The standad deviation is a summary statistic like the mean, but it measures dispersion. Essentially, it attempts to capture the typical deviance from the mean of each data point. So, players whose per-game boxscore stats vary a lot from game-to-game will have a higher standard deviation than will players who are more consistently close to their own mean. Whether a high or low standard deviation is a good thing is a normative question, although I tend to think that consistency (indicated by a low standard deviation) is a good thing. Bear in mind also, that typically, the greater the mean, the more room there is for variance, and thus the more potential for a larger standard deviation. Thus, another statistic, the coefficient of variation, can be used to give an idea of variation while controlling for the magnitude of the mean.

The geometric mean is similar to the arithmetic mean, in that it is a measure of centrality. However, it seems to emphasize consistency more than does a simple arithmetic mean. Where the arithmetic mean is the sum of the data divided by the number of data points, the geometric mean is the product of the data exponentiated by the inverse of the number of data points. Thus, in our above example, each player has the same mean (20 ppg), but B has a geometric mean of 20, C’s is 19.54, and A’s is 13.23. According to the geometric mean, then, player A is valued almost exactly the same as player D, who scores 13 points in each of 63 games, and 14 points in every other game. Both of their g.means are around 13.23, but player A’s arithmetic mean is 20, while player D’s is 13.23. As such, the geometric mean, especially when presented alongside the arithmetic mean, may tell us even more about a player’s output.*

Finally, there is the entire distribution of per-game point totals. This encapsulates all of the information about a player’s production, because it *is* the player’s entire production. It’s not a numerical statistic, but can be represented as a graphic, or even (theoretically) an equation. The distribution is represents essentially the same thing as does a histogram or bar chart of each statistic’s frequency at each level of output. In the graphic below, I display each of four players’ distributions on six different per-game statistics. This should give the viewer a very complete idea of each players’ production. I also include the summary statistics I’ve described, which individually give some information about the distribution, and taken together represent a partial but informative view of player production.

This graphic presents the output of four potential MVP candidates through about 60 games of this season. Note that LeBron James tops Kobe Bryant in arithmetic means across every category, and seems to be a more consistent scorer (on a per-game level, at least)… I hope you find this depiction of production useful and informative–please don’t hesitate to participate in the ongoing MVP debate (see this post).
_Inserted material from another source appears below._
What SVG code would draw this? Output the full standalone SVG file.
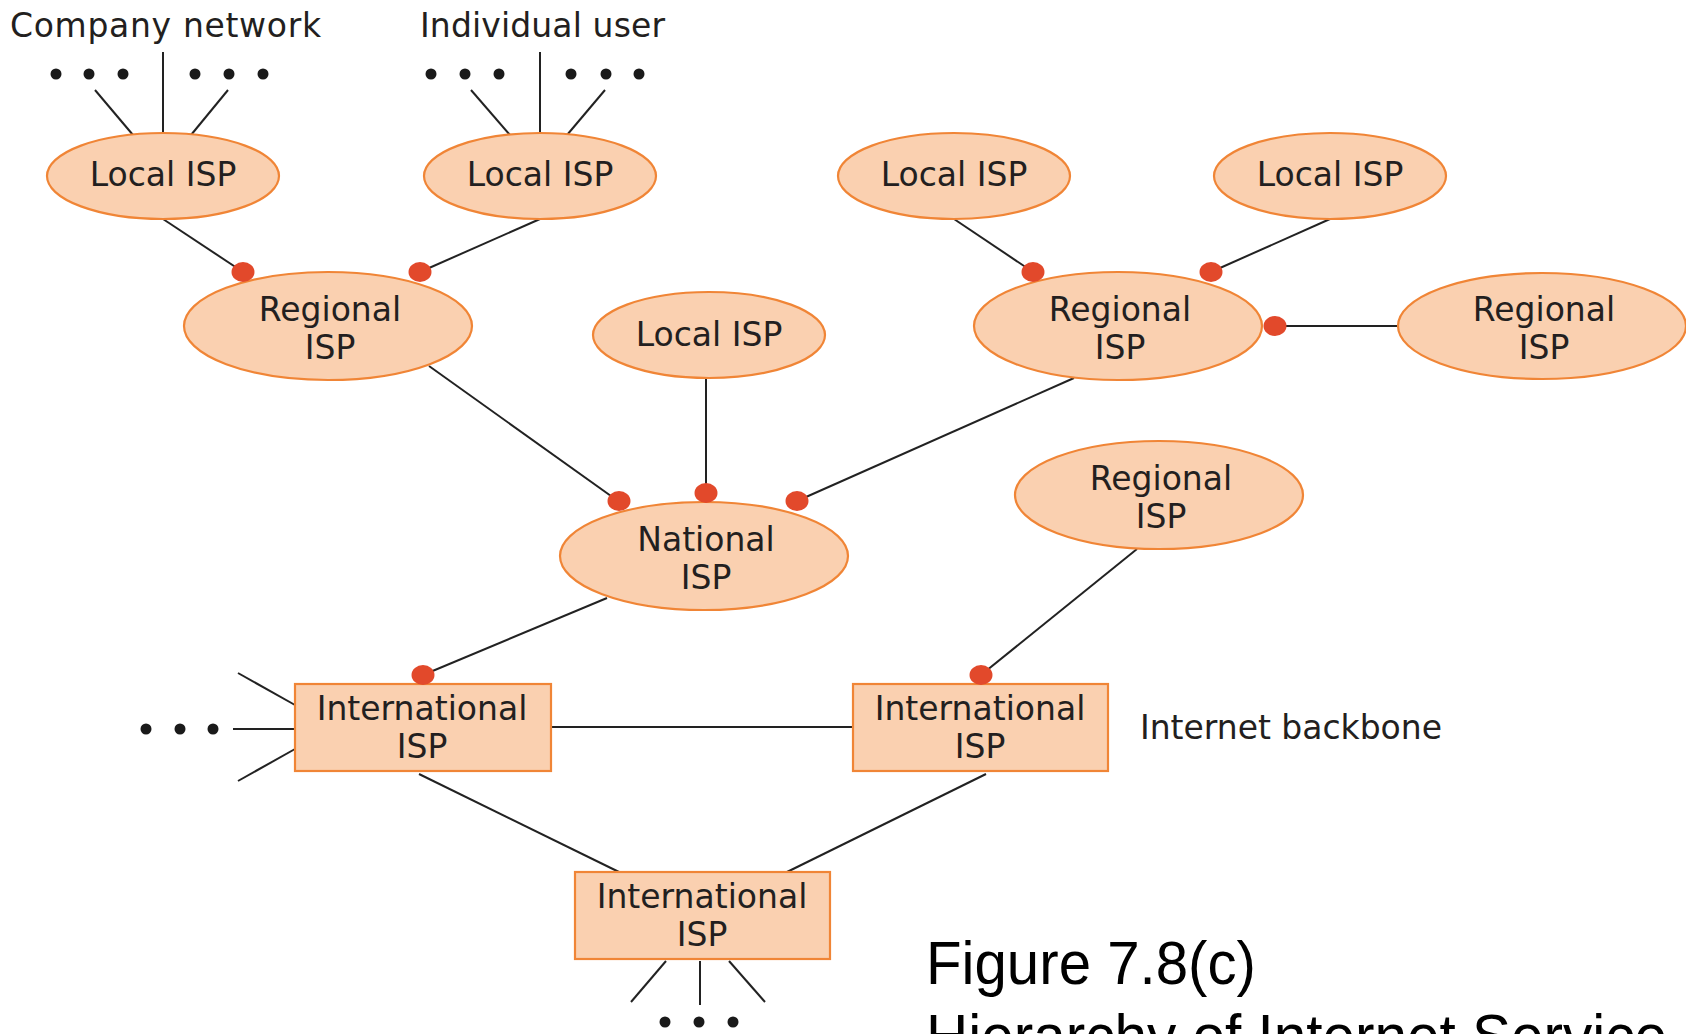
<svg xmlns="http://www.w3.org/2000/svg" width="1686" height="1034" viewBox="0 0 1686 1034">
<style>
.node{fill:#fad0b0;stroke:#f08536;stroke-width:2.2}
.lbl{font-family:"DejaVu Sans",sans-serif;font-size:33px;fill:#231f20;text-anchor:middle}
.free{font-family:"DejaVu Sans",sans-serif;font-size:33px;fill:#231f20}
.cap{font-family:"Liberation Sans",Arial,sans-serif;font-size:61px;fill:#000}
.ln{stroke:#222;stroke-width:2;fill:none}
.pt{fill:#e2492b}
.dot{fill:#1a1a1a}
</style>
<rect width="1686" height="1034" fill="#fff"/>
<g id="connectors">
  <line class="ln" x1="163" y1="52" x2="163" y2="133"/>
  <line class="ln" x1="95" y1="90" x2="133" y2="135"/>
  <line class="ln" x1="228" y1="90" x2="191" y2="135"/>
  <line class="ln" x1="540" y1="52" x2="540" y2="133"/>
  <line class="ln" x1="471" y1="90" x2="510" y2="135"/>
  <line class="ln" x1="605" y1="90" x2="567" y2="135"/>
  <line class="ln" x1="163" y1="219" x2="243" y2="272"/>
  <line class="ln" x1="540" y1="219" x2="420" y2="272"/>
  <line class="ln" x1="954" y1="219" x2="1033" y2="272"/>
  <line class="ln" x1="1330" y1="219" x2="1211" y2="272"/>
  <line class="ln" x1="1275" y1="326" x2="1398" y2="326"/>
  <line class="ln" x1="429" y1="366" x2="618" y2="501"/>
  <line class="ln" x1="706" y1="378" x2="706" y2="493"/>
  <line class="ln" x1="1074" y1="378" x2="797" y2="501"/>
  <line class="ln" x1="1137" y1="549" x2="981" y2="675"/>
  <line class="ln" x1="607" y1="598" x2="423" y2="675"/>
  <line class="ln" x1="551" y1="727" x2="853" y2="727"/>
  <line class="ln" x1="238" y1="673" x2="295" y2="705"/>
  <line class="ln" x1="233" y1="729" x2="295" y2="729"/>
  <line class="ln" x1="238" y1="781" x2="295" y2="749"/>
  <line class="ln" x1="419" y1="774" x2="619" y2="872"/>
  <line class="ln" x1="986" y1="774" x2="787" y2="872"/>
  <line class="ln" x1="666" y1="961" x2="631" y2="1002"/>
  <line class="ln" x1="700" y1="961" x2="700" y2="1005"/>
  <line class="ln" x1="729" y1="961" x2="765" y2="1002"/>
</g>
<g id="ellipsis-dots">
  <circle class="dot" cx="56" cy="74" r="5.5"/><circle class="dot" cx="89" cy="74" r="5.5"/><circle class="dot" cx="123" cy="74" r="5.5"/>
  <circle class="dot" cx="195" cy="74" r="5.5"/><circle class="dot" cx="229" cy="74" r="5.5"/><circle class="dot" cx="263" cy="74" r="5.5"/>
  <circle class="dot" cx="431" cy="74" r="5.5"/><circle class="dot" cx="465" cy="74" r="5.5"/><circle class="dot" cx="499" cy="74" r="5.5"/>
  <circle class="dot" cx="571" cy="74" r="5.5"/><circle class="dot" cx="606" cy="74" r="5.5"/><circle class="dot" cx="639" cy="74" r="5.5"/>
  <circle class="dot" cx="146" cy="729" r="5.5"/><circle class="dot" cx="180" cy="729" r="5.5"/><circle class="dot" cx="213" cy="729" r="5.5"/>
  <circle class="dot" cx="665" cy="1022" r="5.5"/><circle class="dot" cx="699" cy="1022" r="5.5"/><circle class="dot" cx="733" cy="1022" r="5.5"/>
</g>
<g id="local1"><ellipse class="node" cx="163" cy="176" rx="116" ry="43"/><text class="lbl" x="163" y="186">Local ISP</text></g>
<g id="local2"><ellipse class="node" cx="540" cy="176" rx="116" ry="43"/><text class="lbl" x="540" y="186">Local ISP</text></g>
<g id="local3"><ellipse class="node" cx="954" cy="176" rx="116" ry="43"/><text class="lbl" x="954" y="186">Local ISP</text></g>
<g id="local4"><ellipse class="node" cx="1330" cy="176" rx="116" ry="43"/><text class="lbl" x="1330" y="186">Local ISP</text></g>
<g id="local5"><ellipse class="node" cx="709" cy="335" rx="116" ry="43"/><text class="lbl" x="709" y="346">Local ISP</text></g>
<g id="regional1"><ellipse class="node" cx="328" cy="326" rx="144" ry="54"/><text class="lbl" x="330" y="321">Regional</text><text class="lbl" x="330" y="359">ISP</text></g>
<g id="regional2"><ellipse class="node" cx="1118" cy="326" rx="144" ry="54"/><text class="lbl" x="1120" y="321">Regional</text><text class="lbl" x="1120" y="359">ISP</text></g>
<g id="regional3"><ellipse class="node" cx="1542" cy="326" rx="144" ry="53"/><text class="lbl" x="1544" y="321">Regional</text><text class="lbl" x="1544" y="359">ISP</text></g>
<g id="regional4"><ellipse class="node" cx="1159" cy="495" rx="144" ry="54"/><text class="lbl" x="1161" y="490">Regional</text><text class="lbl" x="1161" y="528">ISP</text></g>
<g id="national"><ellipse class="node" cx="704" cy="556" rx="144" ry="54"/><text class="lbl" x="706" y="551">National</text><text class="lbl" x="706" y="589">ISP</text></g>
<g id="intl1"><rect class="node" x="295" y="684" width="256" height="87"/><text class="lbl" x="422" y="720">International</text><text class="lbl" x="422" y="758">ISP</text></g>
<g id="intl2"><rect class="node" x="853" y="684" width="255" height="87"/><text class="lbl" x="980" y="720">International</text><text class="lbl" x="980" y="758">ISP</text></g>
<g id="intl3"><rect class="node" x="575" y="872" width="255" height="87"/><text class="lbl" x="702" y="908">International</text><text class="lbl" x="702" y="946">ISP</text></g>
<g id="link-points">
  <ellipse class="pt" cx="243" cy="272" rx="11.5" ry="10"/>
  <ellipse class="pt" cx="420" cy="272" rx="11.5" ry="10"/>
  <ellipse class="pt" cx="1033" cy="272" rx="11.5" ry="10"/>
  <ellipse class="pt" cx="1211" cy="272" rx="11.5" ry="10"/>
  <ellipse class="pt" cx="1275" cy="326" rx="11.5" ry="10"/>
  <ellipse class="pt" cx="619" cy="501" rx="11.5" ry="10"/>
  <ellipse class="pt" cx="706" cy="493" rx="11.5" ry="10"/>
  <ellipse class="pt" cx="797" cy="501" rx="11.5" ry="10"/>
  <ellipse class="pt" cx="423" cy="675" rx="11.5" ry="10"/>
  <ellipse class="pt" cx="981" cy="675" rx="11.5" ry="10"/>
</g>
<g id="labels">
  <text class="free" x="10" y="37" textLength="311">Company network</text>
  <text class="free" x="420" y="37" textLength="245">Individual user</text>
  <text class="free" x="1140" y="739" textLength="302">Internet backbone</text>
  <text class="cap" x="926" y="984" textLength="330" lengthAdjust="spacingAndGlyphs">Figure 7.8(c)</text>
  <text class="cap" x="926" y="1057" textLength="741" lengthAdjust="spacingAndGlyphs">Hierarchy of Internet Service</text>
</g>
</svg>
* A note about geometric means: since a player might have zero points, or assists or blocks, etc. in any given game, there is the potential that this zero would “wipe out” their geometric mean for that statistic, making it relatively uninformative. Thus, I have replaced each instance of 0 with 0.9 — which penalizes the player for having a low figure, but maintains valuable information. This is probably not a perfect solution, but I’ve applied it consistently, so it should at least be “fair” in some sense. Let me know in the comments if there is a better way of doing this.